Give the material once more, word for word, without any images.
____________
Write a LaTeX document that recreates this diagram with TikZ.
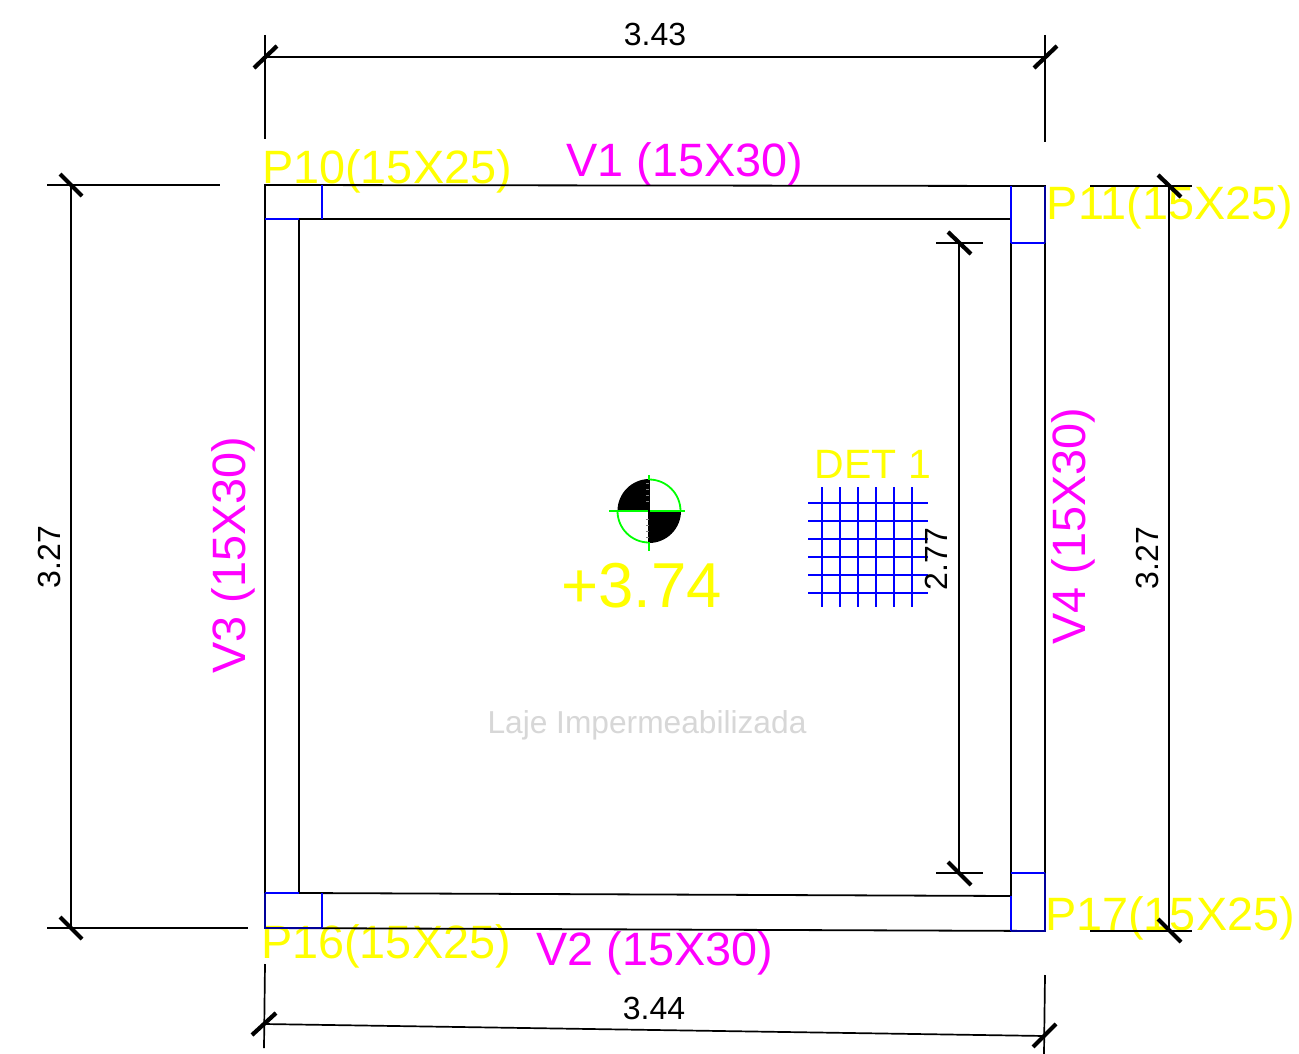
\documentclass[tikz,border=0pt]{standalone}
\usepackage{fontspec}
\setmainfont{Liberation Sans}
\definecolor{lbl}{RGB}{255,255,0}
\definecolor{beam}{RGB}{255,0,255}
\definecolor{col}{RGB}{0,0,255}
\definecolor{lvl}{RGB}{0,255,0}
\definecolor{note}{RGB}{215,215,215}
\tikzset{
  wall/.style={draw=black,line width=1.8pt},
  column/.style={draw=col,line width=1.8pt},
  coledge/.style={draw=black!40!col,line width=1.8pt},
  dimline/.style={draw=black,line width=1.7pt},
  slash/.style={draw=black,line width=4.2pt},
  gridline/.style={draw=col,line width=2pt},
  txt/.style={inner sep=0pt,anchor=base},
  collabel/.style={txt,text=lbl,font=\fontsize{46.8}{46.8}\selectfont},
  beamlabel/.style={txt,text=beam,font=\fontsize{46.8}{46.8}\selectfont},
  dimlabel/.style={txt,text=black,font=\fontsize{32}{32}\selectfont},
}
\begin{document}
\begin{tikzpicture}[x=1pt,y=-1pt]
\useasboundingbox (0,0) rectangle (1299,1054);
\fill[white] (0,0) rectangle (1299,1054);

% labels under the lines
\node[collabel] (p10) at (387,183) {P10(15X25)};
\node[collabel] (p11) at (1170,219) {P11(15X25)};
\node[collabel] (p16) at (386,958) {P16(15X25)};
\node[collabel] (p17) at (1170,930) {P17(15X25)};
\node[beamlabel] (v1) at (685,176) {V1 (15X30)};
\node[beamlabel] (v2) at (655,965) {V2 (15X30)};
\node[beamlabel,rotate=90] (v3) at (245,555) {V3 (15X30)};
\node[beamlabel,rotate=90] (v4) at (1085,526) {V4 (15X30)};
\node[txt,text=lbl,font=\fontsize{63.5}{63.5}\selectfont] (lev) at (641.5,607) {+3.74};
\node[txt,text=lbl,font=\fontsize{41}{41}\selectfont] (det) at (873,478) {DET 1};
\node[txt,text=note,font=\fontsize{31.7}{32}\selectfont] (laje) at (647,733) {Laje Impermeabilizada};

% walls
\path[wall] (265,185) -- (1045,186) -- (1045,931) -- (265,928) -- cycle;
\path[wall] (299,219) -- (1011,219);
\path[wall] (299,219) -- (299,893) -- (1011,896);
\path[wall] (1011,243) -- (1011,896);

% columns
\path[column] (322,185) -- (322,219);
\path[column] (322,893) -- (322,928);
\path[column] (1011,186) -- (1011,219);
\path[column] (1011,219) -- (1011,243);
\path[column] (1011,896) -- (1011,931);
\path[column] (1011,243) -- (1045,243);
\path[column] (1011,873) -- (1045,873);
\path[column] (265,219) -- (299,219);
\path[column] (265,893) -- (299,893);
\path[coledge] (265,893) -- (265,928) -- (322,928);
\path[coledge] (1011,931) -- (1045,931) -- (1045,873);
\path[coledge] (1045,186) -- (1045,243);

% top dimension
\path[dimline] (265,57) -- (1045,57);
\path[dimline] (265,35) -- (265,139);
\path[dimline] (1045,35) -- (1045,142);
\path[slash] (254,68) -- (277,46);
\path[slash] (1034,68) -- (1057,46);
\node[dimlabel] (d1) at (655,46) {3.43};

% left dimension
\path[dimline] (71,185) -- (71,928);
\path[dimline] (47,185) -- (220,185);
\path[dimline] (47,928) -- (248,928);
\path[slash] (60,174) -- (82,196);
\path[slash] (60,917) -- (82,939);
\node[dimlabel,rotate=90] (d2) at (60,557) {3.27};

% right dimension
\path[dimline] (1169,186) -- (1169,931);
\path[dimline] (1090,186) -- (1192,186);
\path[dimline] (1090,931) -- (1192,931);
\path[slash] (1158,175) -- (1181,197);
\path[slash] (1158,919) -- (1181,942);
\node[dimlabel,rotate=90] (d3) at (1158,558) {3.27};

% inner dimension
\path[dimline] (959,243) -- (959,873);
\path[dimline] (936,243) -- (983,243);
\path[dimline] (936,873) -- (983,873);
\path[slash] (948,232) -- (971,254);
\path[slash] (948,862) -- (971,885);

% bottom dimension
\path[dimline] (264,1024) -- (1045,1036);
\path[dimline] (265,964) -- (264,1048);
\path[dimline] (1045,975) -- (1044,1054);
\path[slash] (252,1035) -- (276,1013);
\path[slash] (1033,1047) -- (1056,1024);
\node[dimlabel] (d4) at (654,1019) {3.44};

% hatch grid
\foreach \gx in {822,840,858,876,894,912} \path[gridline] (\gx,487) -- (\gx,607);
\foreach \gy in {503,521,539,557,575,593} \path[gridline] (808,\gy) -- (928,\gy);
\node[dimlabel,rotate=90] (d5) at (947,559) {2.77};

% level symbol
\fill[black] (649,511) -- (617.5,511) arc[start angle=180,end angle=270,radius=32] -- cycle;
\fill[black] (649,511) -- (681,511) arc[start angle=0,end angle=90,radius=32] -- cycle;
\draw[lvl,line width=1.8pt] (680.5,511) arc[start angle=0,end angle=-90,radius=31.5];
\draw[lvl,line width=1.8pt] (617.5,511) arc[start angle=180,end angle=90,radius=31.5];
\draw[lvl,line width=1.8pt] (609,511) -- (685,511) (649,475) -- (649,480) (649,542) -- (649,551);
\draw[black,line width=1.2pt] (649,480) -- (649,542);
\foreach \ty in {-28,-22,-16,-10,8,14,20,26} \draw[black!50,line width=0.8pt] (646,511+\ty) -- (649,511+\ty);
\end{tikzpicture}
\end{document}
____________
* [CORRECT RESULT]
Write a LaTeX document that recreates this diagram with TikZ.
\documentclass[tikz,border=0pt]{standalone}
\usepackage{fontspec}
\setmainfont{Liberation Sans}
\definecolor{lbl}{RGB}{255,255,0}
\definecolor{beam}{RGB}{255,0,255}
\definecolor{col}{RGB}{0,0,255}
\definecolor{lvl}{RGB}{0,255,0}
\definecolor{note}{RGB}{215,215,215}
\tikzset{
  wall/.style={draw=black,line width=1.8pt},
  column/.style={draw=col,line width=1.8pt},
  coledge/.style={draw=black!40!col,line width=1.8pt},
  dimline/.style={draw=black,line width=1.7pt},
  slash/.style={draw=black,line width=4.2pt},
  gridline/.style={draw=col,line width=2pt},
  txt/.style={inner sep=0pt,anchor=base},
  collabel/.style={txt,text=lbl,font=\fontsize{46.8}{46.8}\selectfont},
  beamlabel/.style={txt,text=beam,font=\fontsize{46.8}{46.8}\selectfont},
  dimlabel/.style={txt,text=black,font=\fontsize{32}{32}\selectfont},
}
\begin{document}
\begin{tikzpicture}[x=1pt,y=-1pt]
\useasboundingbox (0,0) rectangle (1299,1054);
\fill[white] (0,0) rectangle (1299,1054);

% labels under the lines
\node[collabel] (p10) at (387,183) {P10(15X25)};
\node[collabel] (p11) at (1170,219) {P11(15X25)};
\node[collabel] (p16) at (386,958) {P16(15X25)};
\node[collabel] (p17) at (1170,930) {P17(15X25)};
\node[beamlabel] (v1) at (685,176) {V1 (15X30)};
\node[beamlabel] (v2) at (655,965) {V2 (15X30)};
\node[beamlabel,rotate=90] (v3) at (245,555) {V3 (15X30)};
\node[beamlabel,rotate=90] (v4) at (1085,526) {V4 (15X30)};
\node[txt,text=lbl,font=\fontsize{63.5}{63.5}\selectfont] (lev) at (641.5,607) {+3.74};
\node[txt,text=lbl,font=\fontsize{41}{41}\selectfont] (det) at (873,478) {DET 1};
\node[txt,text=note,font=\fontsize{31.7}{32}\selectfont] (laje) at (647,733) {Laje Impermeabilizada};

% walls
\path[wall] (265,185) -- (1045,186) -- (1045,931) -- (265,928) -- cycle;
\path[wall] (299,219) -- (1011,219);
\path[wall] (299,219) -- (299,893) -- (1011,896);
\path[wall] (1011,243) -- (1011,896);

% columns
\path[column] (322,185) -- (322,219);
\path[column] (322,893) -- (322,928);
\path[column] (1011,186) -- (1011,219);
\path[column] (1011,219) -- (1011,243);
\path[column] (1011,896) -- (1011,931);
\path[column] (1011,243) -- (1045,243);
\path[column] (1011,873) -- (1045,873);
\path[column] (265,219) -- (299,219);
\path[column] (265,893) -- (299,893);
\path[coledge] (265,893) -- (265,928) -- (322,928);
\path[coledge] (1011,931) -- (1045,931) -- (1045,873);
\path[coledge] (1045,186) -- (1045,243);

% top dimension
\path[dimline] (265,57) -- (1045,57);
\path[dimline] (265,35) -- (265,139);
\path[dimline] (1045,35) -- (1045,142);
\path[slash] (254,68) -- (277,46);
\path[slash] (1034,68) -- (1057,46);
\node[dimlabel] (d1) at (655,46) {3.43};

% left dimension
\path[dimline] (71,185) -- (71,928);
\path[dimline] (47,185) -- (220,185);
\path[dimline] (47,928) -- (248,928);
\path[slash] (60,174) -- (82,196);
\path[slash] (60,917) -- (82,939);
\node[dimlabel,rotate=90] (d2) at (60,557) {3.27};

% right dimension
\path[dimline] (1169,186) -- (1169,931);
\path[dimline] (1090,186) -- (1192,186);
\path[dimline] (1090,931) -- (1192,931);
\path[slash] (1158,175) -- (1181,197);
\path[slash] (1158,919) -- (1181,942);
\node[dimlabel,rotate=90] (d3) at (1158,558) {3.27};

% inner dimension
\path[dimline] (959,243) -- (959,873);
\path[dimline] (936,243) -- (983,243);
\path[dimline] (936,873) -- (983,873);
\path[slash] (948,232) -- (971,254);
\path[slash] (948,862) -- (971,885);

% bottom dimension
\path[dimline] (264,1024) -- (1045,1036);
\path[dimline] (265,964) -- (264,1048);
\path[dimline] (1045,975) -- (1044,1054);
\path[slash] (252,1035) -- (276,1013);
\path[slash] (1033,1047) -- (1056,1024);
\node[dimlabel] (d4) at (654,1019) {3.44};

% hatch grid
\foreach \gx in {822,840,858,876,894,912} \path[gridline] (\gx,487) -- (\gx,607);
\foreach \gy in {503,521,539,557,575,593} \path[gridline] (808,\gy) -- (928,\gy);
\node[dimlabel,rotate=90] (d5) at (947,559) {2.77};

% level symbol
\fill[black] (649,511) -- (617.5,511) arc[start angle=180,end angle=270,radius=32] -- cycle;
\fill[black] (649,511) -- (681,511) arc[start angle=0,end angle=90,radius=32] -- cycle;
\draw[lvl,line width=1.8pt] (680.5,511) arc[start angle=0,end angle=-90,radius=31.5];
\draw[lvl,line width=1.8pt] (617.5,511) arc[start angle=180,end angle=90,radius=31.5];
\draw[lvl,line width=1.8pt] (609,511) -- (685,511) (649,475) -- (649,480) (649,542) -- (649,551);
\draw[black,line width=1.2pt] (649,480) -- (649,542);
\foreach \ty in {-28,-22,-16,-10,8,14,20,26} \draw[black!50,line width=0.8pt] (646,511+\ty) -- (649,511+\ty);
\end{tikzpicture}
\end{document}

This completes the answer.